At more than 200 pages, the commentary is three times the length of the model GloBE rules, so will take some time to fully absorb. However, on an initial review, it seems that some key questions still remain outstanding. Namely, how will the US GILTI regime co-exist with the GloBE rules and what simplification measures will be put in place to reduce the administrative burden imposed by the regime?

The OECD opens public consultation on the Implementation Framework until 11 April 2022

On this latter point, the OECD has opened a public consultation inviting comments on four broad questions, one of which asks for suggestions on measures to reduce compliance costs for affected taxpayers. The lack of accompanying detail on measures that have been considered by the Inclusive Framework is somewhat surprising. The consultation is essentially an open invitation for stakeholders to submit ideas for simplification to the OECD's mailbox by 11 April 2022. That the OECD has not been able to put forward any proposals for discussion may potentially indicate there are quite significant differences of opinion within the Inclusive Framework on what would be acceptable. In the absence of an emerging consensus between members of the Inclusive Framework, the OECD may be turning to the wisdom of the crowd.

EU struggles to reach unanimity on its implementing directive - delayed by at least 12 months?

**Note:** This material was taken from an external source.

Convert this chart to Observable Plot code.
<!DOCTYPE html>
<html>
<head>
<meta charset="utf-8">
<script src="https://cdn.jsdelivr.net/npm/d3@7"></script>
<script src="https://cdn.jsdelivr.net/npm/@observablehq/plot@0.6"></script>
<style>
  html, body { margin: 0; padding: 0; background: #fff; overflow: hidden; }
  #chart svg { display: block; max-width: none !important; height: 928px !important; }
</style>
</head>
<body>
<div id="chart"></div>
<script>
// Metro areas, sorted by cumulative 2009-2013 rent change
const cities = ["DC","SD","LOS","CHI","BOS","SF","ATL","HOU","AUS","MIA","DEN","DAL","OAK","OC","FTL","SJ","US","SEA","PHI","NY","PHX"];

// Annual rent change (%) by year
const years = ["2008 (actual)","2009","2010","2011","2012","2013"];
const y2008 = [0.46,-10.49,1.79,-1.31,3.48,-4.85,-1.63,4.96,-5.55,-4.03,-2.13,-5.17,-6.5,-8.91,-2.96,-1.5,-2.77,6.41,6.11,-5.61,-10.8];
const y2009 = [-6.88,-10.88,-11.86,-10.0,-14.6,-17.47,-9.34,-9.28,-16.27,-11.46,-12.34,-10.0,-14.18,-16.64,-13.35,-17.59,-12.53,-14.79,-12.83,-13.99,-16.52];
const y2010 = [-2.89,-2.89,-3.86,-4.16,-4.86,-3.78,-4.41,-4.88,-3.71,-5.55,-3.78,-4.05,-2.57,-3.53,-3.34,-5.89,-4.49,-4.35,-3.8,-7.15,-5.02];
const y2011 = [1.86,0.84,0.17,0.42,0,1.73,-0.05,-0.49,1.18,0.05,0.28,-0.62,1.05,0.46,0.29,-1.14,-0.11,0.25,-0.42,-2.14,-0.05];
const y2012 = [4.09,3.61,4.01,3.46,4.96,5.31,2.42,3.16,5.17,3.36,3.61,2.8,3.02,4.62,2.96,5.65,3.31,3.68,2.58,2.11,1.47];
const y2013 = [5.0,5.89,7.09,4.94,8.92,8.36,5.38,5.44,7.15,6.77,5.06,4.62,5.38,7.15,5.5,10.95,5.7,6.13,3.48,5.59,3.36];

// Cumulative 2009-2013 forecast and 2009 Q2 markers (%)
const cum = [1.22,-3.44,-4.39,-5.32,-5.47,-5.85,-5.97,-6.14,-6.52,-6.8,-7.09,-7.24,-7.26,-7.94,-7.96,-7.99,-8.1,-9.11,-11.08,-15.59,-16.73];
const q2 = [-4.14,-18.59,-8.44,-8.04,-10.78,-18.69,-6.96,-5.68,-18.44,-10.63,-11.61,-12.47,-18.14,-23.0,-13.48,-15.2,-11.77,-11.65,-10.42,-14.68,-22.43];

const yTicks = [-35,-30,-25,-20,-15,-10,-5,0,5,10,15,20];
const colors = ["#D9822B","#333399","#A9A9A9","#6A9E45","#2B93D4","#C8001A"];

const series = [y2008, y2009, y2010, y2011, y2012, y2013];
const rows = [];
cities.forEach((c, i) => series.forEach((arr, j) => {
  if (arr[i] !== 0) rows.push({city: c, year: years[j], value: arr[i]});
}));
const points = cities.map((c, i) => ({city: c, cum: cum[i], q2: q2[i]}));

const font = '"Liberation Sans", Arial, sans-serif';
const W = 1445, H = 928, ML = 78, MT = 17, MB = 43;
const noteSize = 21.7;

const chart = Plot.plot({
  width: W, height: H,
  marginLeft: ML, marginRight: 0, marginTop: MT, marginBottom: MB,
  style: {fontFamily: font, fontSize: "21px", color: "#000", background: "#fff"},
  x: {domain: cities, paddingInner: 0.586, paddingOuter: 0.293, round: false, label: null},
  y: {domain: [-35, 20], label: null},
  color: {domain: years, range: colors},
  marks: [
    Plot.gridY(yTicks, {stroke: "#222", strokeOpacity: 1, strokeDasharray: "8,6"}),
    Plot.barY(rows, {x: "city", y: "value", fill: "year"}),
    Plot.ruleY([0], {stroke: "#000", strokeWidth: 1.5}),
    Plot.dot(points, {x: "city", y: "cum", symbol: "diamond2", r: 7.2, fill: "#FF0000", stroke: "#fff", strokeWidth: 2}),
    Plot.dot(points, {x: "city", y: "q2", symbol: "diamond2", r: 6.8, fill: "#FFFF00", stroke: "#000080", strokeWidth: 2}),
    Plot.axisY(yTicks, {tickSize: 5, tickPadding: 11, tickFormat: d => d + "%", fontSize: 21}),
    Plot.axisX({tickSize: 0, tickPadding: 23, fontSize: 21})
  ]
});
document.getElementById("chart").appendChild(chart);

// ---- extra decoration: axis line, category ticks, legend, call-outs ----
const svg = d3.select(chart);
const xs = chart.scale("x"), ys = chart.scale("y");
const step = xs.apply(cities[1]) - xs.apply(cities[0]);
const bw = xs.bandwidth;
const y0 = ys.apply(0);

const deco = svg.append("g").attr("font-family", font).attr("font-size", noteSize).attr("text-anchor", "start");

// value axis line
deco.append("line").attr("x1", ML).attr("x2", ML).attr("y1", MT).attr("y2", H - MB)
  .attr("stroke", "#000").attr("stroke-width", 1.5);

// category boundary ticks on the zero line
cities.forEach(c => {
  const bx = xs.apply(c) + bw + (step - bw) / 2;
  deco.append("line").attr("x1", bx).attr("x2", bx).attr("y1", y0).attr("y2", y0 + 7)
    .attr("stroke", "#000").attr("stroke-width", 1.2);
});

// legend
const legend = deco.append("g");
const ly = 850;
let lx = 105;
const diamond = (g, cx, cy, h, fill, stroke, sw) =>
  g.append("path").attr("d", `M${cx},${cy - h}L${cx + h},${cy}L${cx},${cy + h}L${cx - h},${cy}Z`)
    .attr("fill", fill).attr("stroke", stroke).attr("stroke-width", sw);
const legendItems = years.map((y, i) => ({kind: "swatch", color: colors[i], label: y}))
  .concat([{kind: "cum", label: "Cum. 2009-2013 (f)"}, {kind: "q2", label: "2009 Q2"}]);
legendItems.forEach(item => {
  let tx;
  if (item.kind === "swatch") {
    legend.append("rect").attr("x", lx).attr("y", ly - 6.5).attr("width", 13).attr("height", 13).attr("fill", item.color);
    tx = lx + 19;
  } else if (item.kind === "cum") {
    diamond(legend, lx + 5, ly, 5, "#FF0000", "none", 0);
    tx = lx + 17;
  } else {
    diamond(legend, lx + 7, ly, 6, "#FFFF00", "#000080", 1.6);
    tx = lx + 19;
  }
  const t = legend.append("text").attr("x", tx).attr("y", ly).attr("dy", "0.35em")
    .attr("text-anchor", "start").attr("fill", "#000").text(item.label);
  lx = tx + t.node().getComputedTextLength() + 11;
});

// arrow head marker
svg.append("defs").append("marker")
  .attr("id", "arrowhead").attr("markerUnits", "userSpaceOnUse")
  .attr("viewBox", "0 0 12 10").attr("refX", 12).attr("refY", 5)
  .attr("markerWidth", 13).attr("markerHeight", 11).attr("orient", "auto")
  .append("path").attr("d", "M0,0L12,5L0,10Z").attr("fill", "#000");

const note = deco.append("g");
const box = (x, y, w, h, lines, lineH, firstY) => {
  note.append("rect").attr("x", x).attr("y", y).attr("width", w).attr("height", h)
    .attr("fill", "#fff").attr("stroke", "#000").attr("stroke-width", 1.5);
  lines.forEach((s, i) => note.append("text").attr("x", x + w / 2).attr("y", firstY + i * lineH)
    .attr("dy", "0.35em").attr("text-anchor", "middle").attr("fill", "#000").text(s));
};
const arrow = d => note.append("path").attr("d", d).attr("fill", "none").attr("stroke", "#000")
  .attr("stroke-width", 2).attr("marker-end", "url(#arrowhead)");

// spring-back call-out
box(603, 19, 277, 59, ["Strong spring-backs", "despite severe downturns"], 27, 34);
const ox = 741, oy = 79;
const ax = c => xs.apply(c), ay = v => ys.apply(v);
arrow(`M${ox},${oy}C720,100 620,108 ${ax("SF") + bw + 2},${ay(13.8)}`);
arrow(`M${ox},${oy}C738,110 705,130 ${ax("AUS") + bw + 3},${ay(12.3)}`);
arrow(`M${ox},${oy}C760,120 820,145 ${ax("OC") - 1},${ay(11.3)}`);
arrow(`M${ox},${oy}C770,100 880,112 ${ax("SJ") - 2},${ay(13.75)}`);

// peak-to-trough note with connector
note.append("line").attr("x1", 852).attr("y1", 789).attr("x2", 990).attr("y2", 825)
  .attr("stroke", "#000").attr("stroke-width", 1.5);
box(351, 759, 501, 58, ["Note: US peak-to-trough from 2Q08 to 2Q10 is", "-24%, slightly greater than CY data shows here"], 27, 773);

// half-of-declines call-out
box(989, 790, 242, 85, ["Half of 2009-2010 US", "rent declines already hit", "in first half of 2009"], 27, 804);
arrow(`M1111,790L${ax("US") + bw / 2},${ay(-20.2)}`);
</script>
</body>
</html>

Alongside the OECD's publications this week, a new draft of the EU's directive to implement the GloBE rules emerged. France, which currently holds the EU Council Presidency, had put forward a compromise text in an attempt to reach an agreement at the ECOFIN of 15 March 2022.

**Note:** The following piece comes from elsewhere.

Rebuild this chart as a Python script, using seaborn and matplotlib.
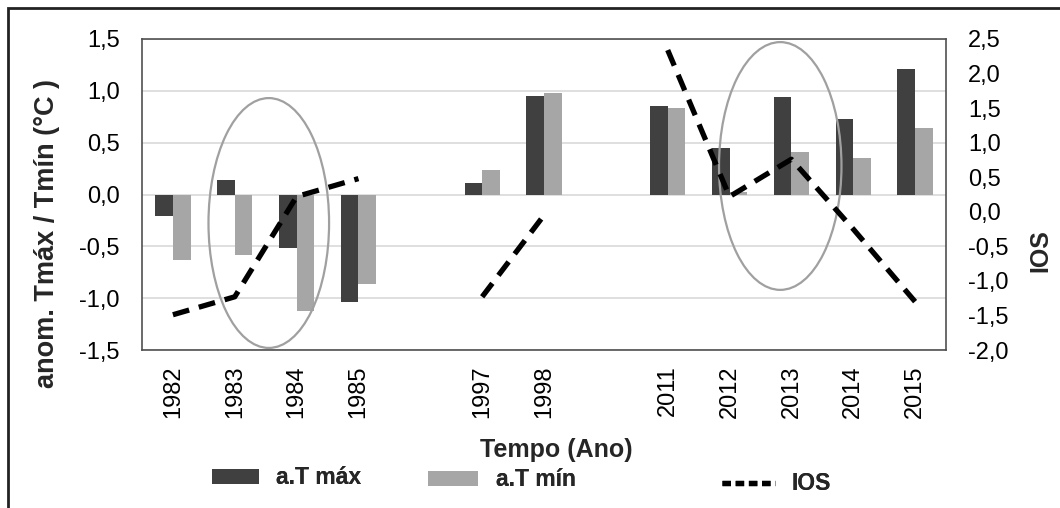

Press reports indicated there had been calls from some Member States for: 1) the implementation of the rules to be delayed to allow more time, given their complexity; 2) implementation of the Pillar Two GloBE rules to be legally linked to the implementation of Pillar One; and 3) implementation by Member States to be optional to some degree.

The compromise text put forward by France sought to deal with these concerns by delaying implementation of the rules by at least 12 months. Previously, the Income Inclusion Rule (IIR) would have applied from 1 January 2023, under the compromise text, Member States would apply the IIR to "fiscal years beginning as from 31 December 2023", with the Undertaxed Profit Rule (UTPR) applying to "fiscal years beginning as from 31 December 2024".

This is an interesting development as the political agreement reached by the Inclusive Framework on 8 October 2021 states that "Pillar Two should be brought into law in 2022, to be effective in 2023, with the UTPR coming into effect in 2024".

Recital 21 of the compromise text suggests the revised EU timeframe is consistent with that political agreement, but in reality, the directive would now substantively apply from 2024 onwards. The only exception would be an in-scope taxpayer that has an accounting period that begins (rather than ends) on 31 December, which is likely to be rare in practice.

That said, the 8 October agreement was also explicit that members of the Inclusive Framework are not obliged to implement the GloBE rules, so perhaps delayed implementation is considered better than no implementation at all. 

A further development, introduced by the newly included Article 47a of the compromise text, is the option for certain Member States to elect to defer the application of the directive until fiscal years beginning as from 31 December 2025. To be eligible, the member state cannot have more than 10 groups headquartered in its jurisdiction that are in the scope of the directive.

This temporary deferral mechanism appears to be designed to address concerns from Estonia that they will need more time to restructure their domestic tax system, which levies taxes on profits as they are distributed by companies, rather than when accrued. The trade-off for electing under Article 47a is that the UTPR is applied by other Member States to the companies located in the electing jurisdiction one year earlier in 2024. This would therefore only be a temporary reprieve for in-scope domestic taxpayers in those electing jurisdictions.

Lastly, the December draft produced by the EU Commission included provisions to delegate authority to the Commission to assess the equivalence status of third-country IIRs and amend the annex to the directive to reflect the outcome of those assessments. The compromise text removed that power; the EU Council would instead make decisions on equivalence through unanimous decision.

Whilst these are quite significant concessions, it has not been enough (at this point in time) to reach the unanimity required for the directive to move to the next stage in the EU's legislative process, with Estonia, Malta, Poland, and Sweden all expressing opposition to the current draft of the directive.

The grounds of that opposition is in some cases based on a desire for more time to consider the proposal, as the Inclusive Framework continues to work through a number of outstanding issues, as well as a desire for greater legal certainty that Pillar One and Pillar Two will progress together. The French presidency indicated they are confident they can address those concerns, it is therefore unlikely that the concessions offered in France's compromise text will be withdrawn when the ECOFIN next meet on 5 April 2022. Rather, it seems the question is what further concessions France may be willing to offer to reach the unanimity that is required to progress the directive.

List of implementing countries continues to grow

Outside of the EU, the list of jurisdictions that have formally announced an intention to implement the model GloBE rules continues to grow. Governments in the UK, Singapore, Hong Kong, Switzerland, and South Africa have all formally indicated their intention to implement, whilst the UAE has announced an intention to apply a special rate to large companies in the scope of the GloBE rules.

It is likely this list will expand further, but it remains to be seen whether the likely delay in the EU's implementation will influence the timetable for other jurisdictions.